[START OF DATA PROVIDED]

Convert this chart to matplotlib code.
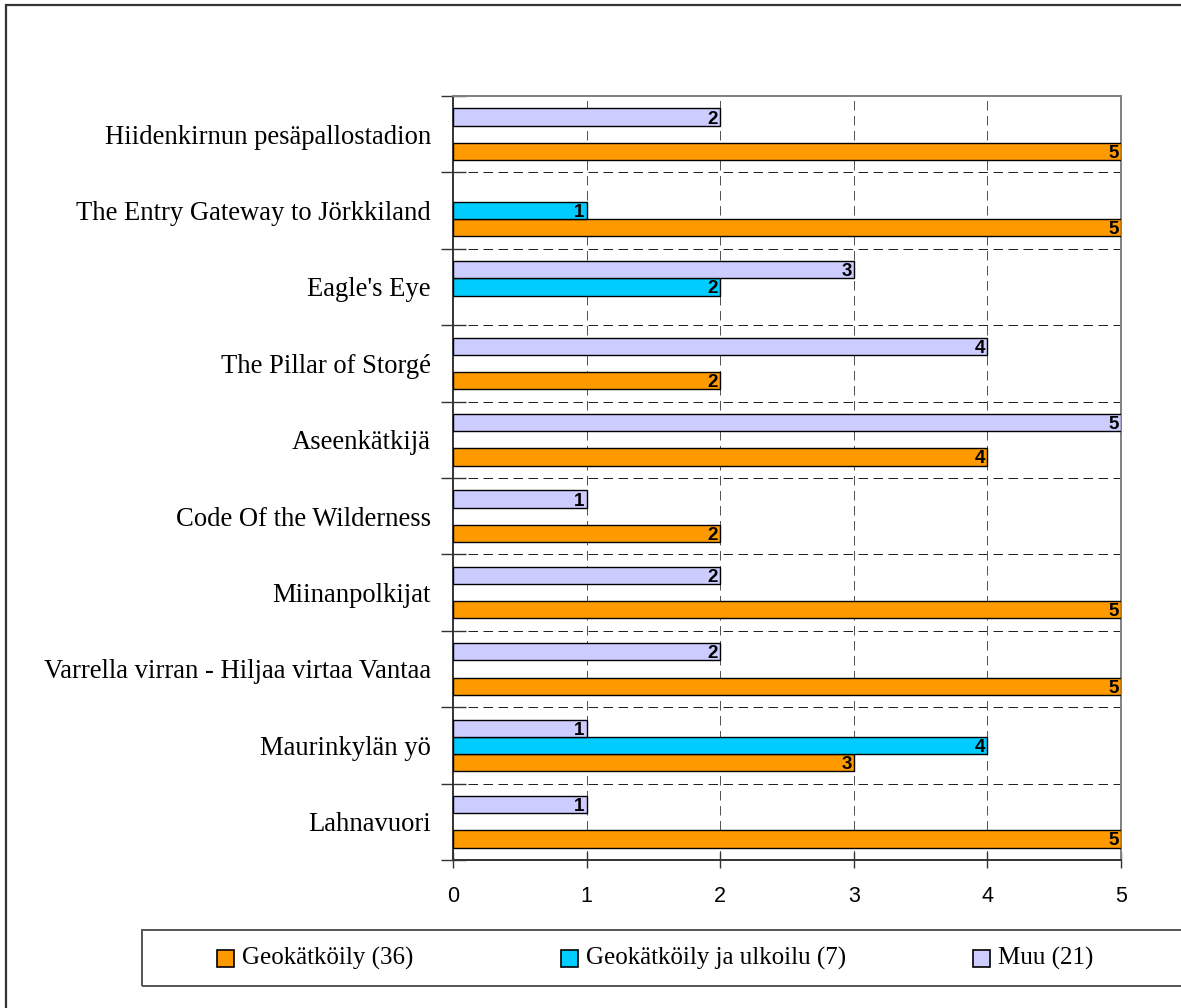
import matplotlib
matplotlib.use("Agg")
import matplotlib.pyplot as plt
from matplotlib.patches import Rectangle
import numpy as np

# Caches, listed bottom to top
categories = [
    "Lahnavuori",
    "Maurinkylän yö",
    "Varrella virran - Hiljaa virtaa Vantaa",
    "Miinanpolkijat",
    "Code Of the Wilderness",
    "Aseenkätkijä",
    "The Pillar of Storgé",
    "Eagle's Eye",
    "The Entry Gateway to Jörkkiland",
    "Hiidenkirnun pesäpallostadion",
]

series_names = ["Geokätköily (36)", "Geokätköily ja ulkoilu (7)", "Muu (21)"]
geokatkoily = [5, 3, 5, 5, 2, 4, 2, 0, 5, 5]
ulkoilu = [0, 4, 0, 0, 0, 0, 0, 2, 1, 0]
muu = [1, 1, 2, 2, 1, 5, 4, 3, 0, 2]
series_values = [geokatkoily, ulkoilu, muu]
series_colors = ["#FF9900", "#00CCFF", "#CCCCFF"]
x_ticks = [0, 1, 2, 3, 4, 5]

W, H = 1181, 1008
fig = plt.figure(figsize=(W / 100, H / 100), dpi=100)

# Outer chart frame
fig.patches.append(Rectangle((6 / W, -0.1), 1.2, 1 - 5 / H + 0.1, transform=fig.transFigure,
                             fill=False, edgecolor="#333333", linewidth=1.6))

ax = fig.add_axes([453 / W, 1 - 860 / H, (1121 - 453) / W, (860 - 96) / H])

n = len(categories)
y = np.arange(n)
bar_h = 0.225
offsets = [-bar_h, 0.0, bar_h]

for vals, color, off in zip(series_values, series_colors, offsets):
    vals = np.array(vals)
    mask = vals > 0
    ax.barh(y[mask] + off, vals[mask], height=bar_h, color=color,
            edgecolor="black", linewidth=1.0, zorder=3)
    for yi, v in zip(y[mask], vals[mask]):
        ax.text(v - 0.015, yi + off, f"{v}", ha="right", va="center_baseline",
                fontsize=13.5, fontweight="bold", family="Liberation Sans", zorder=4)

ax.set_xlim(0, 5)
ax.set_ylim(-0.5, n - 0.5)

# Dashed gridlines
for b in np.arange(n + 1)[1:-1] - 0.5:
    ax.axhline(b, color="#222222", linewidth=0.72, linestyle=(0, (9.5, 5.5)), zorder=1)
for xv in x_ticks[1:-1]:
    ax.axvline(xv, color="#555555", linewidth=0.72, linestyle=(0, (9.5, 5.5)), zorder=1)

for side in ["top", "right"]:
    ax.spines[side].set_color("#808080")
    ax.spines[side].set_linewidth(1.4)
for side in ["left", "bottom"]:
    ax.spines[side].set_color("#333333")
    ax.spines[side].set_linewidth(1.4)

ax.set_xticks(x_ticks)
ax.set_xticklabels([str(t) for t in x_ticks], fontsize=15.5, family="Liberation Sans")
ax.tick_params(axis="x", direction="inout", length=12, width=1.0, color="#333333", pad=13)

ax.set_yticks(np.arange(n + 1) - 0.5)
ax.set_yticklabels([])
ax.tick_params(axis="y", which="major", direction="inout", length=18, width=1.0, color="#333333")
ax.set_yticks(y, minor=True)
ax.set_yticklabels(categories, minor=True, fontsize=19.2, family="Liberation Serif")
ax.tick_params(axis="y", which="minor", length=0, pad=16)

# Legend box along the bottom
legend_box = Rectangle((142 / W, 1 - 986 / H), 1.0, (986 - 930) / H, transform=fig.transFigure,
                       fill=False, edgecolor="#555555", linewidth=1.4)
fig.patches.append(legend_box)
legend_x = [217, 561, 973]
sq = 17
for name, color, lx in zip(series_names, series_colors, legend_x):
    fig.patches.append(Rectangle((lx / W, 1 - (958 + sq / 2) / H), sq / W, sq / H,
                                 transform=fig.transFigure, facecolor=color,
                                 edgecolor="black", linewidth=1.2))
    fig.text((lx + sq + 8) / W, 1 - 958 / H, name, ha="left", va="center",
             fontsize=18.0, family="Liberation Serif")

fig.savefig("out.png", dpi=100)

[END OF DATA PROVIDED]

● AIM OF THE EXERCISE:
Take the lines from the start of the material to the line with "import numpy as np", both included, and transcribe them exactly without the pictures.

● WORKED SOLUTION:
Convert this chart to matplotlib code.
import matplotlib
matplotlib.use("Agg")
import matplotlib.pyplot as plt
from matplotlib.patches import Rectangle
import numpy as np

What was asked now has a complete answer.